Decide If You’re Ready to Own

  • Life Status – Always consider that it may not be the right time to buy a home, no matter how badly you wish it was. If you have an uncertain future at your job, a rocky relationship or ongoing financial hardships, it may be best to continue renting.
  • Credit Score – Your credit score is often one of the minimum requirements for most mortgages. FHA loans require a score of at least 580, but a credit score of 700+ will be instrumental in securing the best rates for many conventional loans.
  • Savings – A larger down payment can help decrease your monthly mortgage payments, but a history of savings can make you more attractive to mortgage lenders and banks. Your first step toward saving for a down payment and raising your credit score should be to pay down any other debt you have to your name.

Map Your Budget

If you’re ready to buy, the next step is to find the money in your finances and make a plan to save for your purchase. It may seem like a pain, but make a spreadsheet of all your monthly expenses and income. Find areas where you can reduce expenses and save as much extra money as possible in an interest-earning savings or checking account. Then make a budget for your finances after you purchase a home – which needs to include new expenses like property taxes, insurance and increased utilities.

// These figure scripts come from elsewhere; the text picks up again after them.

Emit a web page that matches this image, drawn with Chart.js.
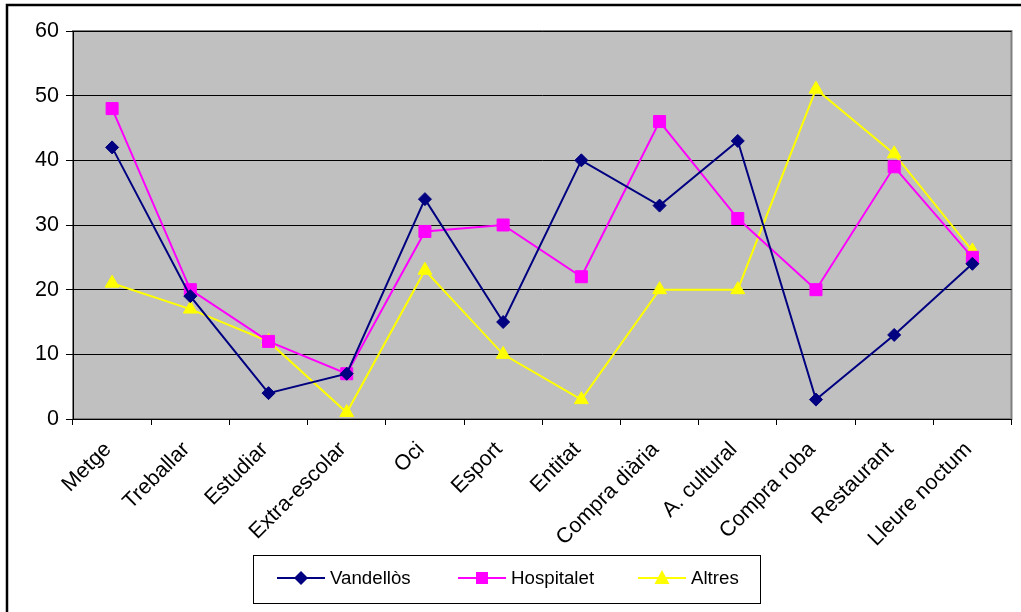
<!DOCTYPE html>
<html>
<head>
<meta charset="utf-8">
<script src="https://cdn.jsdelivr.net/npm/chart.js@4/dist/chart.umd.min.js"></script>
<style>
html,body{margin:0;padding:0;background:#fff;}
#wrap{width:1021px;height:612px;position:relative;}
</style>
</head>
<body>
<div id="wrap"><canvas id="c" width="1021" height="612"></canvas></div>
<script>
const categories = ["Metge","Treballar","Estudiar","Extra-escolar","Oci","Esport","Entitat","Compra diària","A. cultural","Compra roba","Restaurant","Lleure noctum"];
const vandellos = [42,19,4,7,34,15,40,33,43,3,13,24];
const hospitalet = [48,20,12,7,29,30,22,46,31,20,39,25];
const altres = [21,17,12,1,23,10,3,20,20,51,41,26];
const seriesNames = ["Vandellòs","Hospitalet","Altres"];
const yTicks = {min:0, max:60, step:10};

const FONT = "'Liberation Sans', Arial, sans-serif";
const FS = 21.5;
const LFS = 18.7;

const bgPlugin = {
  id:'bg',
  beforeDraw(chart){
    const {ctx, chartArea:a} = chart;
    ctx.save();
    ctx.fillStyle = '#fff';
    ctx.fillRect(0,0,chart.width,chart.height);
    ctx.strokeStyle = '#000';
    ctx.lineWidth = 2.5;
    ctx.beginPath();
    ctx.moveTo(7, chart.height+2);
    ctx.lineTo(7, 5);
    ctx.lineTo(chart.width+2, 5);
    ctx.stroke();
    ctx.fillStyle = '#C0C0C0';
    ctx.fillRect(a.left, a.top, a.right-a.left, a.bottom-a.top);
    ctx.strokeStyle = '#808080';
    ctx.lineWidth = 2;
    ctx.strokeRect(a.left, a.top, a.right-a.left, a.bottom-a.top);
    ctx.restore();
  }
};

const legendPlugin = {
  id:'customLegend',
  afterDraw(chart){
    const ctx = chart.ctx;
    ctx.save();
    ctx.strokeStyle = '#000';
    ctx.lineWidth = 1;
    ctx.strokeRect(253.5, 555.5, 507, 48);
    const xs = [277, 458, 638];
    const y = 578;
    chart.data.datasets.forEach((ds,i)=>{
      const x0 = xs[i];
      ctx.strokeStyle = ds.borderColor;
      ctx.lineWidth = 2;
      ctx.beginPath();
      ctx.moveTo(x0, y); ctx.lineTo(x0+48, y); ctx.stroke();
      ctx.fillStyle = ds.pointBackgroundColor;
      const cx = x0+24;
      ctx.beginPath();
      if (ds.pointStyle === 'rectRot') {
        ctx.moveTo(cx, y-7); ctx.lineTo(cx+7, y); ctx.lineTo(cx, y+7); ctx.lineTo(cx-7, y); ctx.closePath();
      } else if (ds.pointStyle === 'rect') {
        ctx.rect(cx-6, y-6, 12, 12);
      } else {
        ctx.moveTo(cx, y-8); ctx.lineTo(cx+7.5, y+6); ctx.lineTo(cx-7.5, y+6); ctx.closePath();
      }
      ctx.fill();
      ctx.fillStyle = '#000';
      ctx.font = LFS + 'px ' + FONT;
      ctx.textBaseline = 'middle';
      ctx.textAlign = 'left';
      ctx.fillText(ds.label, x0+53, y+1);
    });
    ctx.restore();
  }
};

function ds(label, data, color, style, radius){
  return {
    label, data,
    borderColor: color, backgroundColor: color,
    pointBackgroundColor: color, pointBorderColor: color,
    pointStyle: style, pointRadius: radius, pointHoverRadius: radius,
    borderWidth: 2, pointBorderWidth: 1, tension: 0, fill: false
  };
}

new Chart(document.getElementById('c'), {
  type:'line',
  data:{
    labels: categories,
    datasets:[
      ds(seriesNames[0], vandellos, '#000080', 'rectRot', 6.5),
      ds(seriesNames[1], hospitalet, '#FF00FF', 'rect', 8.5),
      ds(seriesNames[2], altres, '#FFFF00', 'triangle', 8)
    ]
  },
  options:{
    responsive:false,
    animation:false,
    devicePixelRatio:1,
    layout:{padding:{left:7, top:31, right:5, bottom:0}},
    plugins:{legend:{display:false}, tooltip:{enabled:false}},
    scales:{
      x:{
        type:'category',
        offset:true,
        grid:{offset:true, drawOnChartArea:false, drawTicks:true, tickLength:6, color:'#000', lineWidth:1},
        border:{color:'#000', width:1},
        ticks:{color:'#000', font:{family:FONT, size:FS}, minRotation:45, maxRotation:45, autoSkip:false, padding:12, labelOffset:-4},
        afterFit(scale){ scale.height = 193; }
      },
      y:{
        min:yTicks.min, max:yTicks.max,
        grid:{color:'#000', lineWidth:1, drawTicks:true, tickLength:7},
        border:{color:'#000', width:1},
        ticks:{stepSize:yTicks.step, color:'#000', font:{family:FONT, size:FS}, padding:7},
        afterFit(scale){ scale.width = 66; }
      }
    }
  },
  plugins:[bgPlugin, legendPlugin]
});
</script>
</body>
</html>
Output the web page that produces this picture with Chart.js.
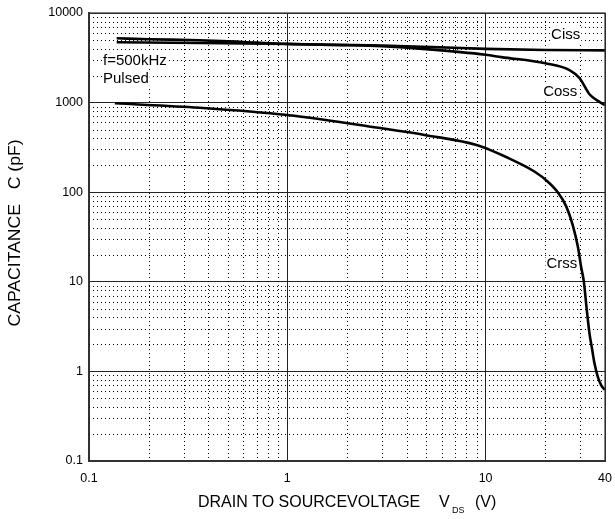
<!DOCTYPE html>
<html>
<head>
<meta charset="utf-8">
<script src="https://cdn.jsdelivr.net/npm/chart.js@4.4.1/dist/chart.umd.min.js"></script>
<style>
  html, body { margin: 0; padding: 0; background: #fff; }
  #wrap { width: 615px; height: 519px; }
</style>
</head>
<body>
<div id="wrap"><canvas id="capChart" width="615" height="519"></canvas></div>
<script>
// Capacitance vs VDS (V, pF)
const cissV = [0.138, 0.36, 1, 2, 3, 5.4, 10, 20, 40];
const cissC = [4720, 4625, 4500, 4400, 4330, 4165, 3980, 3870, 3830];

const cossV = [0.138, 0.2, 0.36, 0.6, 1, 2, 3, 5, 10, 12, 20, 26.5, 29.8, 33.4, 37.5, 40];
const cossC = [5220, 5100, 4960, 4750, 4520, 4380, 4250, 3950, 3420, 3220, 2750, 2310, 1870, 1240, 1020, 940];

const crssV = [0.135, 0.36, 1, 3, 5, 9, 13.7, 17.7, 20.6, 23.1, 25.5, 27.5, 29.2, 30.3, 31.3, 32.3, 33.4, 34.4, 35.4, 36.8, 38.3, 40];
const crssC = [982, 877, 727, 517, 433, 336, 228, 169, 131, 100, 69.5, 43, 24.6, 14.7, 10, 5.1, 2.66, 1.8, 1.23, 0.87, 0.7, 0.62];

const xTicks = [0.1, 1, 10, 40];
const yTicks = [0.1, 1, 10, 100, 1000, 10000];

const FONT = '"Liberation Sans", Arial, Helvetica, sans-serif';

// in-plot notes, anchored in data units
const notes = [
  { text: 'Ciss', v: 30, c: 5680, align: 'right' },
  { text: 'Coss', v: 29, c: 1312, align: 'right' },
  { text: 'Crss', v: 29, c: 15.8, align: 'right' },
  { text: 'f=500kHz', v: 0.1176, c: 2950, align: 'left' },
  { text: 'Pulsed', v: 0.1176, c: 1858, align: 'left' }
];

function toPoints(xs, ys) {
  return xs.map((x, i) => ({ x: x, y: ys[i] }));
}

// 2..9 of each decade inside (min, max)
function logMinors(min, max) {
  const out = [];
  for (let d = 0.1; d < max; d *= 10) {
    for (let k = 2; k <= 9; k++) {
      const v = +(k * d).toPrecision(3);
      if (v > min && v < max) out.push(v);
    }
  }
  return out;
}

const datasheet = {
  id: 'datasheet',
  beforeDatasetsDraw(chart) {
    const { ctx, chartArea: a, scales: { x, y } } = chart;
    ctx.save();
    ctx.strokeStyle = '#000';
    ctx.lineWidth = 1;
    ctx.setLineDash([1, 3]);
    logMinors(0.1, 40).forEach(v => {
      const px = Math.round(x.getPixelForValue(v)) + 0.5;
      ctx.beginPath();
      ctx.moveTo(px, a.top);
      ctx.lineTo(px, a.bottom);
      ctx.stroke();
    });
    logMinors(0.1, 10000).forEach(v => {
      const py = Math.round(y.getPixelForValue(v)) + 0.5;
      ctx.beginPath();
      ctx.moveTo(a.left, py);
      ctx.lineTo(a.right, py);
      ctx.stroke();
    });
    ctx.setLineDash([]);

    ctx.font = '15px ' + FONT;
    ctx.textBaseline = 'middle';
    notes.forEach(n => {
      const w = ctx.measureText(n.text).width;
      const px = x.getPixelForValue(n.v);
      const py = y.getPixelForValue(n.c);
      const left = n.align === 'right' ? px - w : px;
      ctx.fillStyle = '#fff';
      ctx.fillRect(left - 1, py - 8, w + 2, 16);
      ctx.fillStyle = '#000';
      ctx.textAlign = 'left';
      ctx.fillText(n.text, left, py);
    });
    ctx.restore();
  },
  afterDraw(chart) {
    const { ctx, chartArea: a } = chart;
    ctx.save();
    ctx.strokeStyle = '#333';
    ctx.lineWidth = 1.2;
    ctx.strokeRect(a.left, a.top, a.right - a.left, a.bottom - a.top);

    ctx.fillStyle = '#000';
    ctx.font = '16px ' + FONT;
    ctx.textAlign = 'left';
    ctx.textBaseline = 'alphabetic';
    ctx.fillText('DRAIN TO SOURCEVOLTAGE', 198, 507);
    ctx.fillText('V', 439, 507);
    ctx.fillText('(V)', 475, 507);
    ctx.font = '9px ' + FONT;
    ctx.fillText('DS', 452, 513);

    // y title is a bit stretched along its length in the original
    ctx.font = '16px ' + FONT;
    ctx.translate(16, 233);
    ctx.rotate(-Math.PI / 2);
    ctx.scale(1.1, 1);
    ctx.textAlign = 'center';
    ctx.textBaseline = 'middle';
    ctx.fillText('CAPACITANCE   C (pF)', 0, 0);
    ctx.restore();
  }
};

const line = { borderColor: '#000', borderWidth: 2.6, pointRadius: 0, cubicInterpolationMode: 'monotone', fill: false };

new Chart(document.getElementById('capChart'), {
  type: 'line',
  data: {
    datasets: [
      Object.assign({ label: 'Ciss', data: toPoints(cissV, cissC) }, line),
      Object.assign({ label: 'Coss', data: toPoints(cossV, cossC) }, line),
      Object.assign({ label: 'Crss', data: toPoints(crssV, crssC) }, line)
    ]
  },
  options: {
    responsive: false,
    animation: false,
    layout: { padding: { top: 13, right: 10, left: 0, bottom: 0 } },
    plugins: { legend: { display: false }, tooltip: { enabled: false } },
    scales: {
      x: {
        type: 'logarithmic',
        min: 0.1,
        max: 40,
        afterBuildTicks: s => { s.ticks = xTicks.map(v => ({ value: v })); },
        afterFit: s => { s.height = 58; s.paddingLeft = 0; s.paddingRight = 0; },
        grid: { color: '#222', lineWidth: 1, drawTicks: false },
        border: { color: '#333', width: 2 },
        ticks: {
          autoSkip: false, maxRotation: 0, padding: 10, color: '#000',
          font: { family: FONT, size: 12.5 },
          callback: v => String(v)
        }
      },
      y: {
        type: 'logarithmic',
        min: 0.1,
        max: 10000,
        afterBuildTicks: s => { s.ticks = yTicks.map(v => ({ value: v })); },
        afterFit: s => { s.width = 89; s.paddingTop = 0; s.paddingBottom = 0; },
        grid: { color: '#222', lineWidth: 1, drawTicks: false },
        border: { color: '#333', width: 2 },
        ticks: {
          autoSkip: false, padding: 6, color: '#000',
          font: { family: FONT, size: 12.5 },
          callback: v => String(v)
        }
      }
    }
  },
  plugins: [datasheet]
});
</script>
</body>
</html>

Make Saving A Habit, Not a Luxury

Saving money should be one of your top priorities in the months before you start the purchase process. Even if you’re not saving for a 20 percent down payment, having a healthy nest egg will help you unexpected costs that arise during and after your purchase. Make your savings as automatic as possible so that life events don’t interrupt your savings pattern. If possible, try to select savings options with predictable gains or security like money market accounts, US Savings Bonds or insured CDs. Longer term accounts are perfect for buyers who may be more than a year away from buying and can increase your purchasing power.